# start of Available data

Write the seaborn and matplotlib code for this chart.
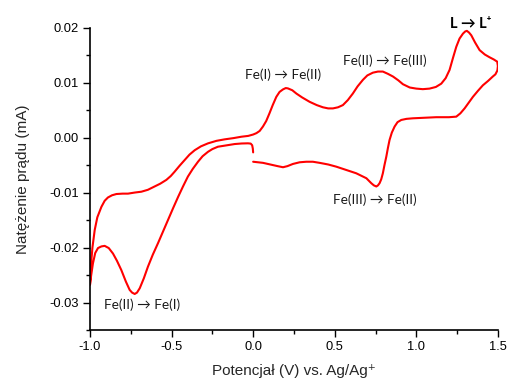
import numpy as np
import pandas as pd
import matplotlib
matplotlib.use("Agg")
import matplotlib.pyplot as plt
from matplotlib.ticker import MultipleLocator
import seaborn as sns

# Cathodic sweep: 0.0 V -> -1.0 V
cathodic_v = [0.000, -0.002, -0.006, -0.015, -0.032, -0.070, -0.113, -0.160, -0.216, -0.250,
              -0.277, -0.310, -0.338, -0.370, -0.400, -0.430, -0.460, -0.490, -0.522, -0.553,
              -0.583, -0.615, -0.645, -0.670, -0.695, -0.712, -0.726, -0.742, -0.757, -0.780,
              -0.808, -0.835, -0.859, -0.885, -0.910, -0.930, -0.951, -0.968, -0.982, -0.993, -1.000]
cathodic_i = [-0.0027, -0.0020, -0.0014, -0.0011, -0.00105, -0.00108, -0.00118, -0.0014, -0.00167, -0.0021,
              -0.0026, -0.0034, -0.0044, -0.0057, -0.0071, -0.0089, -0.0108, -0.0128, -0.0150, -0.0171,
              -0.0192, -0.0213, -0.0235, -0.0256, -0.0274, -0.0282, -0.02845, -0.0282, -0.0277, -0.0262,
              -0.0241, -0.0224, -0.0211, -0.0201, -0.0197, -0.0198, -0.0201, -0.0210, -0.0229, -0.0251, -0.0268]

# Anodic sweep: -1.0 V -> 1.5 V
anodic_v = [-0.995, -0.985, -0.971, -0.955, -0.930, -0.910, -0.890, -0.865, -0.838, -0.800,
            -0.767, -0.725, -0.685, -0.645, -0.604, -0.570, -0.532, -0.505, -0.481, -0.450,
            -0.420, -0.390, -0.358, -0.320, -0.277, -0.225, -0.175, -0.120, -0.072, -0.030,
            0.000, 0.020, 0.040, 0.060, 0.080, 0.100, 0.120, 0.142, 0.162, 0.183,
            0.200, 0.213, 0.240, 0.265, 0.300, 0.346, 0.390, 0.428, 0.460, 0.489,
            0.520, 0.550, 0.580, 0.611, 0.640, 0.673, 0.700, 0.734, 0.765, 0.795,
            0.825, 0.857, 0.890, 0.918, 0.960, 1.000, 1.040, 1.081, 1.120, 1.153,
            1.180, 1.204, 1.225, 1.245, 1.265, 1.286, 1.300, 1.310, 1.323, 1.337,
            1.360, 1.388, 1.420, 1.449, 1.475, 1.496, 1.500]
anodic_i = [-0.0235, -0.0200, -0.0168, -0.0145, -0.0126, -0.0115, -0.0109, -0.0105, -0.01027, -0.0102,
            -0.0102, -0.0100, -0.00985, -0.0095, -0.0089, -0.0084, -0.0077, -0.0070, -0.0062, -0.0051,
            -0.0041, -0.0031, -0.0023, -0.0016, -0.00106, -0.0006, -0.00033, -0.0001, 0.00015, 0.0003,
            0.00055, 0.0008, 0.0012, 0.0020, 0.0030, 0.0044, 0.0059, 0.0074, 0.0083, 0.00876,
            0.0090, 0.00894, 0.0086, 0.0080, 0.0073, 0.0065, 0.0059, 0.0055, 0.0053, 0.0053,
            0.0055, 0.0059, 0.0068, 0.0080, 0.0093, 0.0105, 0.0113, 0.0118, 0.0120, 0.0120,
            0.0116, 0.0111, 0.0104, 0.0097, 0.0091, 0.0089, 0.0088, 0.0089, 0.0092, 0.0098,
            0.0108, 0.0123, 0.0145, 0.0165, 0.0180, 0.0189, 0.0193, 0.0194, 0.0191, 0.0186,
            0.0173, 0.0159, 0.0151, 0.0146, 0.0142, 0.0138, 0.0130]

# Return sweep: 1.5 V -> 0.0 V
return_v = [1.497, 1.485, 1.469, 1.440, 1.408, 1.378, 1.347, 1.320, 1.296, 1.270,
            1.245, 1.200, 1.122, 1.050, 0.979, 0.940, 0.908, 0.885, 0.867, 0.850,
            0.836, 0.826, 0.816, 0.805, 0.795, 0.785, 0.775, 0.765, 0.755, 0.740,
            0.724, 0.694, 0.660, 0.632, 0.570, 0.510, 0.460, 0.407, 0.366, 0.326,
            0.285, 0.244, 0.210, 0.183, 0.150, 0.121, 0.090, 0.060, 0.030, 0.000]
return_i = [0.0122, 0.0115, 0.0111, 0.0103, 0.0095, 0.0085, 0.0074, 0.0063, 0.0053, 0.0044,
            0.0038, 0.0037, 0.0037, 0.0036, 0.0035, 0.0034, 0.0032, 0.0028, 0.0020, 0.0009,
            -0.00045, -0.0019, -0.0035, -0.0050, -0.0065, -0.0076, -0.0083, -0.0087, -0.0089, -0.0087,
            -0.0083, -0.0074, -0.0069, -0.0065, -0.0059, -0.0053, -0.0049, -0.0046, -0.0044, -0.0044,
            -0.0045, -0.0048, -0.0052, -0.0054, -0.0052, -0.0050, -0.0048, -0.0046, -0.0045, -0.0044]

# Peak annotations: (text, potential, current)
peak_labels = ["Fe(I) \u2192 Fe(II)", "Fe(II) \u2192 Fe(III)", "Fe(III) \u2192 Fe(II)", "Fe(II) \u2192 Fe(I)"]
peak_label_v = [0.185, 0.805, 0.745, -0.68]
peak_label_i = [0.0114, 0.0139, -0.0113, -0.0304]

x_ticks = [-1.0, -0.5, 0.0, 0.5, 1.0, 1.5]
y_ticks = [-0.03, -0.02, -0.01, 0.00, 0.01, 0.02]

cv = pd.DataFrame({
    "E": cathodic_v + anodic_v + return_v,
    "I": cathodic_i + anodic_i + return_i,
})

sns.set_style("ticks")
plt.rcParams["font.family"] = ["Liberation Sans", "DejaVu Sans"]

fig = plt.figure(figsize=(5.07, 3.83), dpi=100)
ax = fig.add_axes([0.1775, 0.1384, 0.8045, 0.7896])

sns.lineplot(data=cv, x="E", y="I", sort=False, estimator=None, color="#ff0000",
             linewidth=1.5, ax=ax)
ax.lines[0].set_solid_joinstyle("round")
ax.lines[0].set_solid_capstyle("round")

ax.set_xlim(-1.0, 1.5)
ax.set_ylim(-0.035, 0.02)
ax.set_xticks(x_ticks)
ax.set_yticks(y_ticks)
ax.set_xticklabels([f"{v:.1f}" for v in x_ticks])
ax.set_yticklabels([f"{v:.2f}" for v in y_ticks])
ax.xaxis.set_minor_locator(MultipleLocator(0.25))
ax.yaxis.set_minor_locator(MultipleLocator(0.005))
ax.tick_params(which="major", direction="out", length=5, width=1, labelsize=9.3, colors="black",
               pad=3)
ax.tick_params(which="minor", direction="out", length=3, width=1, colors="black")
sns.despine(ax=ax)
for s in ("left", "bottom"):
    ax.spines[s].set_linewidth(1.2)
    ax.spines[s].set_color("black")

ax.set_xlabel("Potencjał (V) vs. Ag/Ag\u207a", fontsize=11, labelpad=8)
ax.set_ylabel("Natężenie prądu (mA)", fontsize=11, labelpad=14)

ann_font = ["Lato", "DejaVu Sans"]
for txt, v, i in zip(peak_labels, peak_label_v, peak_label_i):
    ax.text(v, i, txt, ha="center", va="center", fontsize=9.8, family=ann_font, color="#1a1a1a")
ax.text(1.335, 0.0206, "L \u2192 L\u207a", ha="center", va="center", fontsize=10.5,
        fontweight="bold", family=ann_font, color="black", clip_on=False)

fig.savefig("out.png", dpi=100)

# end of Available data

= What the task asks =
From the first line of the material down to the line containing "import seaborn as sns", inclusive, return each line exactly, skipping any picture.

= Complete response =
Write the seaborn and matplotlib code for this chart.
import numpy as np
import pandas as pd
import matplotlib
matplotlib.use("Agg")
import matplotlib.pyplot as plt
from matplotlib.ticker import MultipleLocator
import seaborn as sns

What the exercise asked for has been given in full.